All these antics that were to pave a way for commercial rock success earned him, at the very least, a solid cult following – of which I proudly belong. Remember those times when you’d open good ol’ Winamp and it would go “WINAMP – IT REALLY WHIPS THE LLAMA’S ASS”. That’s actually some Wesley Willis legacy right there seeping into popular culture.

This is how I got to eventually embrace lyrics such as

Wet bitches,
Fake bitches around me,
Out of control.
Wet bitches,
And their nipples harden,
Hollowing souls.
Lousy crowd,
United We Stand Proud.

-Jolly Doomsday’s La Cocotte Moist

knowing that they would commit to my own convictions more so than instrumental songs – not that there’s anything wrong with that.
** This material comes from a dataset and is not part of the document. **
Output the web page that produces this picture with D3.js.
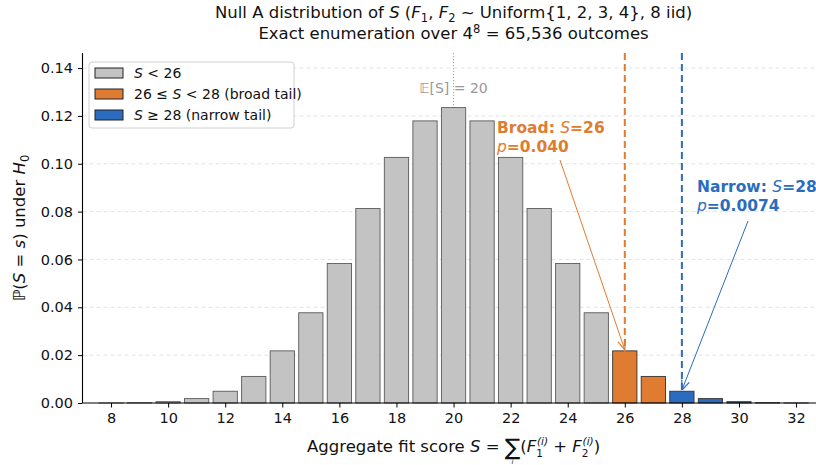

There’s a tragedy of a different nature, completely unrelated to what has been discussed in this article, and it’s the part where you don’t tell your mom and dad that you love them because they’re alive and it’s an embarrassing thing to say for many. We revere the dead because their legacy can’t be possibly tampered with – unless there’s some funky, unlikely unearthing that nobody was ever aware of.

Frank Zappa and Wesley Willis are both gone, and that makes me nostalgic and appreciative at some level, but the truth is that several artists out there who are alive and kicking, such as Hiromi Uehara (the person who I dedicated A Minute A Day A Year to) and Mattias ‘IA’ Eklundh (probably the source of direct inspiration for 70% of my music) are people who have all my sincere praise and gratitude. Look’em up and tap your feet to their musical genius.

Mattias ‘IA’ Eklundh (left) and Hiromi Uehara (right).